La tavola è apparecchiata per una grande stagione. Leandro in tutto questo sa che si dovrà sudare minuti di permanenza sul parquet. L’incontro con Steve Nash è un qualcosa di folgorante: Steve spiega basket a Leandro, la sua mente è concentrata 24-7 sul basket. Situazioni, schemi, saper leggere i momenti della partita. I Suns veleggiano nella Western Conference con un record di 62-20, arrendendosi solo alle Conference Finals contro gli Spurs in una serie passata alla storia per la difesa, talvolta al limite della legalità, che i neroargento giocano per limitare un attacco entrato di diritto nella storia del Gioco.

Sì, perché è l’inizio dei Suns dei “7 seconds or less”, di un basket meno stazionario, veloce, che non cerca le “Twin Towers” ma anzi le abbatte, sempre con rispetto e cestisticamente parlando.

Leandrinho Barbosa è come un pesce in un vaso d’acqua in quel sistema, dove di azioni ragionate a metà campo – non proprio la sua tazza di tè – ce ne sono poche e il piede può non alzarsi mai dall’acceleratore. Tra i canyon dell’Arizona nasce la stella del “Brazilian Blur”, la “sfocatura” brasiliana, un Beep Beep che fa sembrare chiunque provi a difenderlo Willie il Coyote. La consacrazione non arriverà mai nella sua avventura alla corte di Mike D’Antoni prima e Alvin Gentry poi. Arriva però qualcosa di comunque importante, specie per uno che ha la storia di Leandro. Una stagione, magica, una squadra senza tempo e in cui Leandro diventa un mezzo con le ruote quando agli altri non resta che accontentarsi delle gambe.

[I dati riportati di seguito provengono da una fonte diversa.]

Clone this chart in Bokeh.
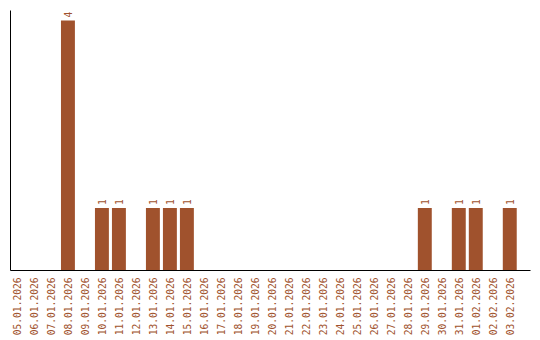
from bokeh.plotting import figure
from bokeh.models import Range1d, FixedTicker, ColumnDataSource
from bokeh.core.properties import value
from bokeh.embed import file_html
from bokeh.resources import INLINE
import math

dates = ["05.01.2026", "06.01.2026", "07.01.2026", "08.01.2026", "09.01.2026",
         "10.01.2026", "11.01.2026", "12.01.2026", "13.01.2026", "14.01.2026",
         "15.01.2026", "16.01.2026", "17.01.2026", "18.01.2026", "19.01.2026",
         "20.01.2026", "21.01.2026", "22.01.2026", "23.01.2026", "24.01.2026",
         "25.01.2026", "26.01.2026", "27.01.2026", "28.01.2026", "29.01.2026",
         "30.01.2026", "31.01.2026", "01.02.2026", "02.02.2026", "03.02.2026"]
counts = [0, 0, 0, 4, 0, 1, 1, 0, 1, 1, 1, 0, 0, 0, 0,
          0, 0, 0, 0, 0, 0, 0, 0, 0, 1, 0, 1, 1, 0, 1]

COLOR = "#A0522D"
FONT = "DejaVu Sans Mono"

idx = list(range(len(dates)))
nz = [i for i in idx if counts[i] > 0]
src = ColumnDataSource(dict(x=nz, top=[counts[i] for i in nz],
                            label=[str(counts[i]) for i in nz]))

p = figure(frame_width=520, frame_height=260, output_backend="svg",
           toolbar_location=None,
           x_range=Range1d(-0.38, 30.22), y_range=Range1d(0, 4.16),
           min_border_left=10, min_border_right=9, min_border_top=10,
           min_border_bottom=0)
p.outline_line_color = None
p.xgrid.grid_line_color = None
p.ygrid.grid_line_color = None

p.vbar(x="x", top="top", bottom=0, width=0.82, source=src,
       fill_color=COLOR, line_color=None)
p.text(x="x", y="top", text="label", source=src, angle=math.pi / 2,
       text_align="left", text_baseline="middle", y_offset=-3,
       text_color=COLOR, text_font=value(FONT), text_font_size="9.6px")

xa = p.xaxis[0]
xa.ticker = FixedTicker(ticks=idx)
xa.major_label_overrides = {i: d for i, d in zip(idx, dates)}
xa.major_label_orientation = math.pi / 2
xa.major_tick_in = 0
xa.major_tick_out = 0
xa.minor_tick_in = 0
xa.minor_tick_out = 0
xa.major_label_standoff = 7
xa.major_label_text_color = COLOR
xa.major_label_text_font = FONT
xa.major_label_text_font_size = "9.6px"
xa.axis_line_color = "black"
xa.axis_line_width = 1

ya = p.yaxis[0]
ya.ticker = FixedTicker(ticks=[])
ya.major_tick_in = 0
ya.major_tick_out = 0
ya.minor_tick_in = 0
ya.minor_tick_out = 0
ya.major_label_text_font_size = "0px"
ya.major_label_standoff = 0
ya.axis_line_color = "black"
ya.axis_line_width = 1

open("out.html", "w").write(file_html(p, INLINE))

Saranno 18.1 punti di media, il 43% da 3, con 4 assist e 1 rubata a partita. Freddi numeri che si riscaldano quando vince nel giugno del 2007 il premio come miglior Sesto Uomo della lega. Un calore che per una volta lega la favela di San Paolo nella quale era cresciuto agli Stati Uniti d’America.

ANDARE VELOCE SIGNIFICA NON FERMARSI

Alla fine della stagione 2009-10, nella quale fa registrare il suo career-high (41 punti contro i Thunder), i Suns lo scambiano insieme a Dwayne Jones per arrivare a Hedo Turkoglu.

Inizia un lungo pellegrinaggio che lo porterà a vestire casacche a ripetizione, mentre il meglio di quel fantastico giocatore inizia a venire meno. Toronto, Indiana, Boston, di nuovo Phoenix. Nel mezzo altre due parentesi in Brasile, prima con il Flamengo, nel 2011 per non perdere la forma durante il lockdown NBA, e al Pinheiros nel 2013-14 quando nell’NBA pensava di non tornarci più.

Torna in Arizona, ma il vento è cambiato. I Suns non sono più la squadra che aveva lasciato, hanno intrapreso il rebuilding process, che equivale a camminare nel deserto senza ben sapere quando e dove si troverà la prima oasi. Il suo contributo è tutt’altro che disdicevole ma una frattura alla mano destra lo costringe a concludere in anticipo la stagione. Sono i Warriors a credere in lui dopo le grandi prestazioni alla Coppa del Mondo 2014, dove con 16 punti condannerà alla sconfitta una grande Serbia.

Ai Warriors arriva un veterano vero, quello che mancava ad una squadra talentuosa, dove l’unica pecca poteva appunto essere il lato psicologico. Nella Baia trova un grande paradosso: Golden State è il primo caso in cui una copia, o qualcosa di molto vicino, è migliore dell’originale. La sublimazione della small ball, la perfezione del Gioco che passa da guardie pestifere capaci di segnare in qualsiasi modo, e, perché no, da lunghi che preferiscono tirare e passare rispetto al lavoro sotto le plance.

Ci metteranno poco nello spogliatoio ad innamorarsi di quel sorriso, di quella disponibilità, dei consigli mai scontati di un figlio del Brasile, trapiantato negli Stati Uniti e che negli States ha imparato quanto conti la chimica del gruppo, prima dei gesti sul parquet.

NULLA MAI PER CASO ACCADE

Quando la parabola è ormai chiaramente discendente, torna in Brasile, prima di un ultimo lento ballato a Phoenix. In Brasile è sempre determinante, troppo forte chi ha un bagaglio di quel tipo. Un bagaglio gigantesco che ancora gli permette di dominare nei campi nobili e meno nobili.

Un esempio? Nella sua ultima stagione come membro dei Minas Storm, segna 20.1 punti a partita che gli valgono il titolo di miglior marcatore del torneo. Il tutto quando non è più fresco come una rosa appena sbocciata. Annunciato il ritiro, il medesimo giorno, i Warriors lo rivogliono. Stavolta come “player mentor coach”, acclamato a gran voce da quei compagni di squadra che lo avevano conosciuto.

Nulla accade mai per caso. Nulla è accaduto per caso nella vita del miglior giocatore brasiliano ad aver calcato un parquet NBA. Un ragazzo che sarebbe potuto diventare un criminale, parte di quella schiuma della società presente in maniera così forte in Brasile, ma che ha deciso di diventare altro. Di sfrecciare via a massima velocità, come sul parquet, dalla vita che lo avrebbe aspettato.